Turning dashboards into self-management habits
Self-management improves when employees can see their own patterns without feeling judged. Personal dashboards that summarize focus time, meeting load, and task switching can help people redesign their week. For example, a developer might notice that deep work is constantly interrupted by fragmented meetings and shift those meetings into two blocks. A support specialist might see that certain ticket categories create long handling times and request better templates or escalation rules. AI can add a layer of explanation by highlighting what changed week over week and what likely caused the shift. When people control that feedback loop, autonomy increases, and managers do less hovering because delivery becomes easier to predict.
A calmer operating model for AI-assisted visibility
Boundaries are what separate useful visibility from micromanagement. The operating model should be explicit about what monitoring will never be used for.
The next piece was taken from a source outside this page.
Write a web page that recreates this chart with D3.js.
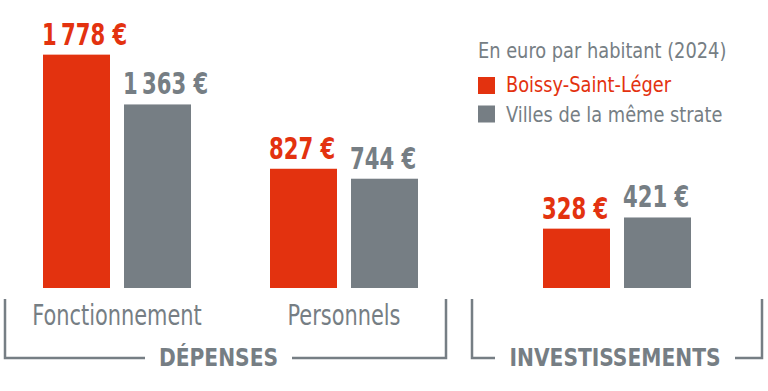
<!DOCTYPE html>
<html><head><meta charset="utf-8">
<script src="https://cdn.jsdelivr.net/npm/d3@7"></script>
<style>
html,body{margin:0;padding:0;background:#fff;}
svg{display:block;}
text{font-family:"Liberation Sans Narrow","DejaVu Sans Condensed",sans-serif;}
</style></head>
<body>
<svg id="chart" width="768" height="391"></svg>
<script>
const categories = ["Fonctionnement", "Personnels", "Investissements"];
const groups = ["DÉPENSES", "DÉPENSES", "INVESTISSEMENTS"];
const series = ["Boissy-Saint-Léger", "Villes de la même strate"];
const boissy = [1778, 827, 328];
const strate = [1363, 744, 421];
const legendTitle = "En euro par habitant (2024)";

const RED = "#e3320f", GRAY = "#767e84";
const svg = d3.select("#chart");
const baseY = 288;

const xGroup = d3.scaleOrdinal().domain(categories).range([117, 344, 617]);
const xInner = d3.scaleBand().domain(series).range([-74, 74]).paddingInner(0.173).paddingOuter(0);
const h = d3.scaleLinear().domain([0, 2000]).range([20, 260]);
const color = d3.scaleOrdinal().domain(series).range([RED, GRAY]);

const loc = d3.formatLocale({decimal: ",", thousands: "\u2009", grouping: [3], currency: ["", "\u00a0€"]});
const fmt = loc.format("$,d");

// helper: place text with horizontal condensing
function place(sel, fx, fy, sx) {
  return sel.attr("x", 0).attr("y", 0)
    .attr("transform", (d, i) => `translate(${fx(d, i)},${fy(d, i)}) scale(${sx},1)`);
}

const data = [];
categories.forEach((c, i) => {
  data.push({cat: c, s: series[0], v: boissy[i]});
  data.push({cat: c, s: series[1], v: strate[i]});
});

const g = svg.append("g");
g.selectAll("rect.bar").data(data).join("rect")
  .attr("class", "bar")
  .attr("x", d => xGroup(d.cat) + xInner(d.s))
  .attr("width", xInner.bandwidth())
  .attr("y", d => baseY - h(d.v))
  .attr("height", d => h(d.v))
  .attr("fill", d => color(d.s));

place(g.selectAll("text.val").data(data).join("text").attr("class", "val"),
      d => xGroup(d.cat) + xInner(d.s) - 1, d => baseY - h(d.v) - 10, 0.76)
  .attr("fill", d => color(d.s))
  .attr("font-size", 31)
  .attr("font-weight", "bold")
  .text(d => fmt(d.v));

// category labels (only for DÉPENSES subcategories)
place(g.selectAll("text.cat").data(categories.filter((c, i) => groups[i] === "DÉPENSES")).join("text").attr("class", "cat"),
      d => xGroup(d), () => 325, 0.83)
  .attr("text-anchor", "middle")
  .attr("fill", GRAY)
  .attr("font-size", 28)
  .text(d => d);

// group brackets
const brackets = [
  {label: "DÉPENSES", x0: 5, x1: 446, tx0: 160, tx1: 277, tc: 218.5},
  {label: "INVESTISSEMENTS", x0: 472, x1: 762, tx0: 510, tx1: 720, tc: 615}
];
const bg = svg.append("g");
brackets.forEach(b => {
  bg.append("path")
    .attr("d", `M${b.x0},299V358H${b.tx0 - 15}`)
    .attr("fill", "none").attr("stroke", GRAY).attr("stroke-width", 2.5);
  bg.append("path")
    .attr("d", `M${b.tx1 + 15},358H${b.x1}V299`)
    .attr("fill", "none").attr("stroke", GRAY).attr("stroke-width", 2.5);
  bg.append("text")
    .attr("transform", `translate(${b.tc},366) scale(0.9,1)`)
    .attr("text-anchor", "middle")
    .attr("fill", GRAY).attr("font-size", 25).attr("font-weight", "bold")
    .text(b.label);
});

// legend
const lg = svg.append("g");
lg.append("text").attr("transform", "translate(478,58) scale(0.9,1)").attr("fill", GRAY).attr("font-size", 22).text(legendTitle);
series.forEach((s, i) => {
  lg.append("rect").attr("x", 478).attr("y", 77 + i * 28.5).attr("width", 17).attr("height", 17).attr("fill", color(s));
  lg.append("text").attr("transform", `translate(506,${92 + i * 29.5}) scale(0.9,1)`).attr("fill", color(s)).attr("font-size", 22).text(s);
});
</script>
</body></html>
No surprise audits based on vague “suspicion.” No pressure to keep a cursor moving. No scoring people on shallow signals. AI should be positioned as a tool for planning and improvement: reducing delays, balancing workloads, and protecting focus time. When a review is necessary, it should follow a clear process with documented reasons and the smallest data access needed to resolve the issue.
AI-driven monitoring can support productivity while protecting trust when it is paired with outcome-based management, privacy-first design, and coaching-focused use of insights. The result is a system that helps teams deliver with less friction and fewer stressful check-ins, while still giving leadership the visibility required to run a disciplined operation.